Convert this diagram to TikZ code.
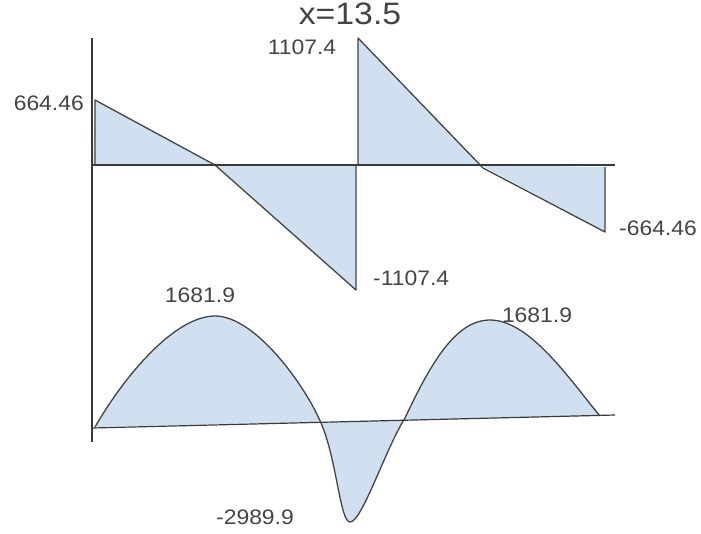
\documentclass[tikz,border=0pt]{standalone}
\usepackage{fontspec}
\setmainfont{Liberation Sans}
\newfontfamily\valfont{Liberation Sans}[FakeStretch=1.09]
\definecolor{Ink}{HTML}{444444}
\definecolor{Sky}{HTML}{D0E0F0}
\definecolor{Rule}{HTML}{3A3A3A}

\begin{document}
\begin{tikzpicture}[x=1pt,y=-1pt,line join=round,
    val/.style={text=Ink,font=\valfont\fontsize{21}{21}\selectfont,inner sep=0pt}]
  \useasboundingbox (0,0) rectangle (701,533);
  \fill[Sky] (93,165) -- (95,100) -- (215,165) -- cycle;
  \fill[Sky] (215,165) -- (356,290) -- (356,165) -- cycle;
  \fill[Sky] (358,165) -- (358,38) -- (481,165) -- cycle;
  \fill[Sky] (481,165) -- (605,232) -- (605,167) -- cycle;
  \draw[Ink,line width=1.3pt] (95,165) -- (95,100) -- (215,165) -- (356,290) -- (356,165);
  \draw[Ink,line width=1.3pt] (358,165) -- (358,38) -- (483,168) -- (605,232) -- (605,167);
  \draw[Rule,line width=2.2pt] (92,165) -- (615,165);
  \draw[Rule,line width=1.2pt] (92,38) -- (92,442);
  \fill[Sky] (95,427) .. controls (125,375) and (175,316) .. (215,316)
    .. controls (255,316) and (305,385) .. (321,423)
    .. controls (337,460) and (340,522) .. (350,522)
    .. controls (362,522) and (385,450) .. (405,418)
    .. controls (430,365) and (455,320) .. (490,320)
    .. controls (530,320) and (570,380) .. (600,416) -- cycle;
  \draw[Ink,line width=1.3pt] (95,427) .. controls (125,375) and (175,316) .. (215,316)
    .. controls (255,316) and (305,385) .. (321,423)
    .. controls (337,460) and (340,522) .. (350,522)
    .. controls (362,522) and (385,450) .. (405,418)
    .. controls (430,365) and (455,320) .. (490,320)
    .. controls (530,320) and (570,380) .. (600,416);
  \draw[Rule,line width=1.2pt] (92,428) -- (615,415);
  \node[text=Ink,font=\valfont\fontsize{31}{31}\selectfont,inner sep=0pt] (title) at (350,14) {x=13.5};
  \node[val,anchor=east] (vA) at (84,103) {664.46};
  \node[val] (vB) at (302,47) {1107.4};
  \node[val,anchor=west] (vC) at (373,278) {-1107.4};
  \node[val,anchor=west] (vD) at (619,228) {-664.46};
  \node[val] (mA) at (200,295) {1681.9};
  \node[val] (mB) at (537,315) {1681.9};
  \node[val] (mC) at (255,517) {-2989.9};
\end{tikzpicture}
\end{document}
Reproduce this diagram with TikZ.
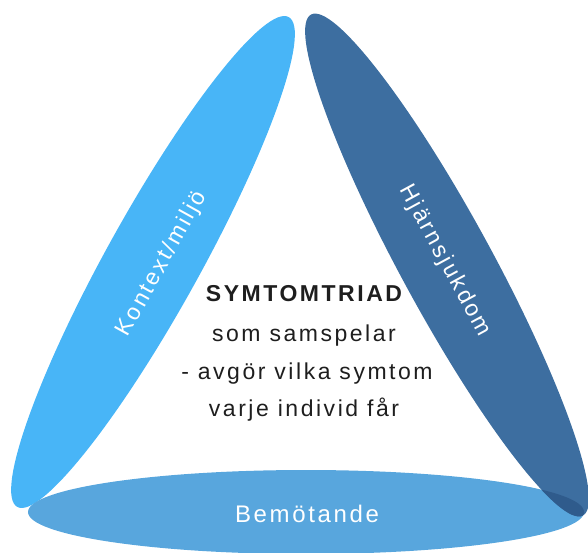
\documentclass[tikz,border=0pt]{standalone}
\usepackage{fontspec}
\setmainfont{Liberation Sans}[LetterSpace=11]
\definecolor{lightband}{HTML}{48B5F7}
\definecolor{darkband}{HTML}{3D6EA0}
\definecolor{bottomband}{HTML}{58A6DD}
\definecolor{overlapband}{HTML}{2F5B8C}
\definecolor{centertext}{HTML}{1E1E1E}
\tikzset{
  bandlabel/.style={text=white, font=\fontsize{23}{27}\selectfont, inner sep=0pt},
  centerline/.style={text=centertext, font=\fontsize{23}{27}\selectfont, inner sep=0pt, anchor=base}
}
\begin{document}
\begin{tikzpicture}[x=1pt,y=1pt]
\useasboundingbox (0,0) rectangle (588,-552);
% left band
\fill[lightband, rotate around={61:(153,-262)}] (153,-262) ellipse [x radius=280pt, y radius=47pt];
% bottom band
\fill[bottomband] (306,-512) ellipse [x radius=278pt, y radius=42pt];
% right band
\fill[darkband, rotate around={-61.5:(447,-265)}] (447,-265) ellipse [x radius=285pt, y radius=46pt];
\begin{scope}
  \clip (306,-512) ellipse [x radius=278pt, y radius=42pt];
  \fill[overlapband, rotate around={-61.5:(447,-265)}] (447,-265) ellipse [x radius=285pt, y radius=46pt];
\end{scope}
% labels
\node[bandlabel, rotate=61] (kontext) at (162,-264) {Kontext/miljö};
\node[bandlabel, rotate=-61.5] (hjarn) at (445,-261) {Hjärnsjukdom};
\node[bandlabel, font=\fontsize{24}{28}\selectfont] (bemot) at (307,-514) {Bemötande};
% center text
\node[centerline, font=\fontsize{23}{27}\bfseries] (title) at (304,-301) {SYMTOMTRIAD};
\node[centerline] (l2) at (304,-341) {som samspelar};
\node[centerline] (l3) at (307,-379) {- avgör vilka symtom};
\node[centerline] (l4) at (304,-416) {varje individ får};
\end{tikzpicture}
\end{document}
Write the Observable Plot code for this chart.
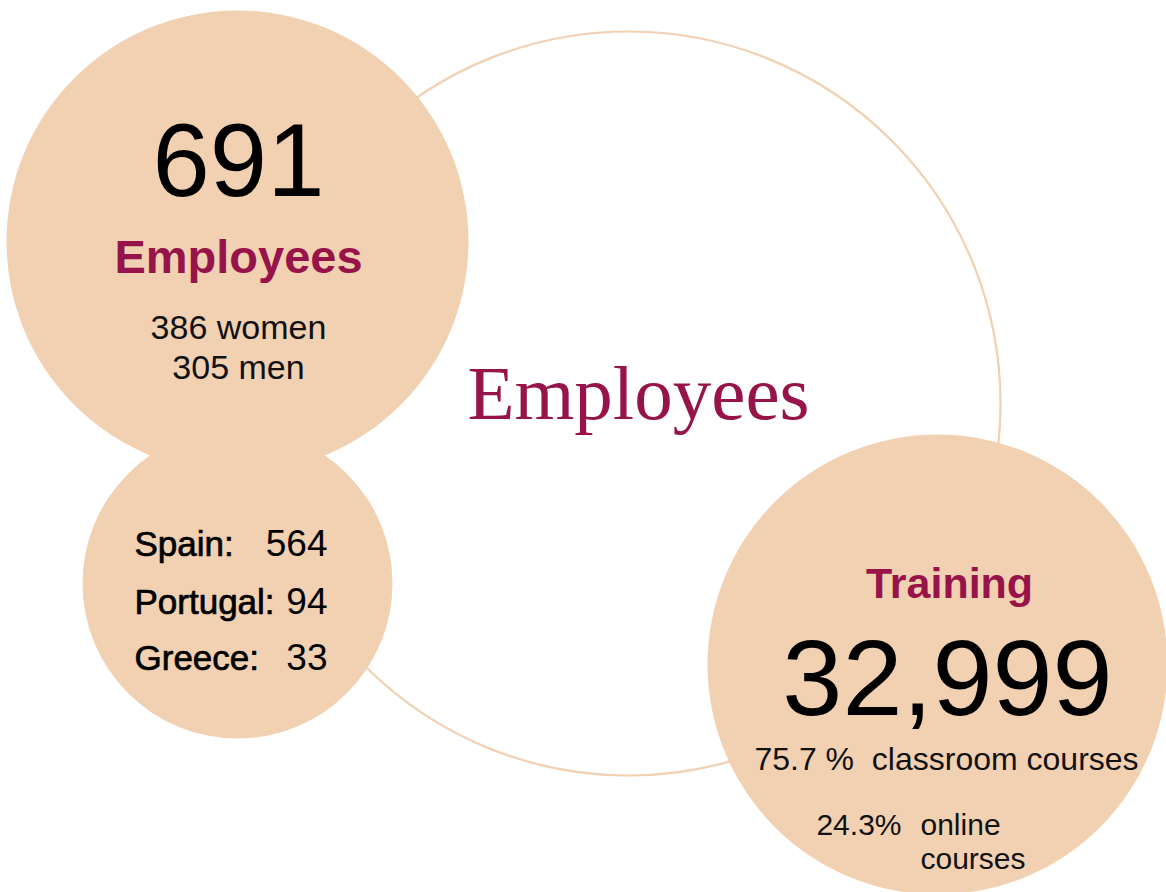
<!DOCTYPE html>
<html>
<head>
<meta charset="utf-8">
<script src="https://cdn.jsdelivr.net/npm/d3@7"></script>
<script src="https://cdn.jsdelivr.net/npm/@observablehq/plot@0.6"></script>
<style>
  html, body { margin: 0; padding: 0; background: #fff; }
  #chart svg { display: block; }
</style>
</head>
<body>
<div id="chart"></div>
<script>
// ---- data ----
const totalEmployees = 691;
const genderLabels = ["women", "men"];
const genderCounts = [386, 305];
const countries = ["Spain", "Portugal", "Greece"];
const countryCounts = [564, 94, 33];
const trainingTotal = 32999;
const courseTypes = ["classroom courses", "online courses"];
const coursePct = ["75.7 %", "24.3%"];

// ---- layout (infographic placement) ----
const bubbleCx = [628, 237, 237, 937];
const bubbleCy = [403, 241, 583, 664];
const bubbleR  = [372, 231, 155, 230];
const bubbleFilled = [false, true, true, true];

const W = 1166, H = 892;
const peach = "#f2d0b2";
const crimson = "#97144a";
const sans = "'Liberation Sans', Arial, sans-serif";
const serif = "'Liberation Serif', 'Times New Roman', serif";

const bubbles = bubbleCx.map((x, i) => ({x, y: bubbleCy[i], r: bubbleR[i], filled: bubbleFilled[i]}));

const fmt = d3.format(",");

const countryRows = countries.map((c, i) => ({label: c + ":", value: countryCounts[i], y: [555, 613, 669][i]}));

const plot = Plot.plot({
  width: W,
  height: H,
  margin: 0,
  x: {domain: [0, W], range: [0, W], axis: null},
  y: {domain: [0, H], range: [0, H], axis: null},
  r: {type: "identity"},
  style: {background: "#fff", overflow: "hidden"},
  marks: [
    Plot.dot(bubbles.filter(d => !d.filled), {x: "x", y: "y", r: "r", fill: "none", stroke: peach, strokeWidth: 2.2}),
    Plot.dot(bubbles.filter(d => d.filled), {x: "x", y: "y", r: "r", fill: peach, stroke: "none"}),

    // centre title
    Plot.text(["Employees"], {x: 638, y: 418, text: d => d, fill: crimson, fontSize: 77, fontFamily: serif, lineAnchor: "bottom", textAnchor: "middle"}),

    // top-left bubble
    Plot.text([totalEmployees], {x: 238, y: 195, text: d => String(d), fill: "#000", fontSize: 103, fontFamily: sans, lineAnchor: "bottom", textAnchor: "middle"}),
    Plot.text(["Employees"], {x: 238, y: 272, text: d => d, fill: crimson, fontSize: 47, fontWeight: "bold", fontFamily: sans, lineAnchor: "bottom", textAnchor: "middle"}),
    Plot.text(genderLabels.map((g, i) => ({t: `${genderCounts[i]} ${g}`, y: [338, 378][i]})), {x: 238, y: "y", text: "t", fill: "#111", fontSize: 34, fontFamily: sans, lineAnchor: "bottom", textAnchor: "middle"}),

    // countries bubble
    Plot.text(countryRows, {x: 134, y: "y", text: "label", fill: "#000", stroke: "#000", strokeWidth: 0.7, fontSize: 35, fontFamily: sans, lineAnchor: "bottom", textAnchor: "start"}),
    Plot.text(countryRows, {x: 327, y: "y", text: d => String(d.value), fill: "#000", fontSize: 37, fontFamily: sans, lineAnchor: "bottom", textAnchor: "end"}),

    // training bubble
    Plot.text(["Training"], {x: 949, y: 597, text: d => d, fill: crimson, fontSize: 43, fontWeight: "bold", fontFamily: sans, lineAnchor: "bottom", textAnchor: "middle"}),
    Plot.text([trainingTotal], {x: 947, y: 714, text: d => fmt(d), fill: "#000", fontSize: 108, fontFamily: sans, lineAnchor: "bottom", textAnchor: "middle"}),
    Plot.text([`${coursePct[0]}\u00a0 ${courseTypes[0]}`], {x: 946, y: 769, text: d => d, fill: "#111", fontSize: 32, fontFamily: sans, lineAnchor: "bottom", textAnchor: "middle"}),
    Plot.text([coursePct[1]], {x: 901, y: 834, text: d => d, fill: "#111", fontSize: 30, fontFamily: sans, lineAnchor: "bottom", textAnchor: "end"}),
    Plot.text([courseTypes[1].split(" ")[0]], {x: 920, y: 834, text: d => d, fill: "#111", fontSize: 30, fontFamily: sans, lineAnchor: "bottom", textAnchor: "start"}),
    Plot.text([courseTypes[1].split(" ")[1]], {x: 920, y: 868, text: d => d, fill: "#111", fontSize: 30, fontFamily: sans, lineAnchor: "bottom", textAnchor: "start"})
  ]
});

document.getElementById("chart").appendChild(plot);
</script>
</body>
</html>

··········

PROBLEM DESCRIPTION: Do not copy any pictures. Retype exactly the stretch from the line with "Write the Observable" through the line with "const bubbleFilled = [false, true, true, true];".

EXERCISE SOLUTION:
Write the Observable Plot code for this chart.
<!DOCTYPE html>
<html>
<head>
<meta charset="utf-8">
<script src="https://cdn.jsdelivr.net/npm/d3@7"></script>
<script src="https://cdn.jsdelivr.net/npm/@observablehq/plot@0.6"></script>
<style>
  html, body { margin: 0; padding: 0; background: #fff; }
  #chart svg { display: block; }
</style>
</head>
<body>
<div id="chart"></div>
<script>
// ---- data ----
const totalEmployees = 691;
const genderLabels = ["women", "men"];
const genderCounts = [386, 305];
const countries = ["Spain", "Portugal", "Greece"];
const countryCounts = [564, 94, 33];
const trainingTotal = 32999;
const courseTypes = ["classroom courses", "online courses"];
const coursePct = ["75.7 %", "24.3%"];

// ---- layout (infographic placement) ----
const bubbleCx = [628, 237, 237, 937];
const bubbleCy = [403, 241, 583, 664];
const bubbleR  = [372, 231, 155, 230];
const bubbleFilled = [false, true, true, true];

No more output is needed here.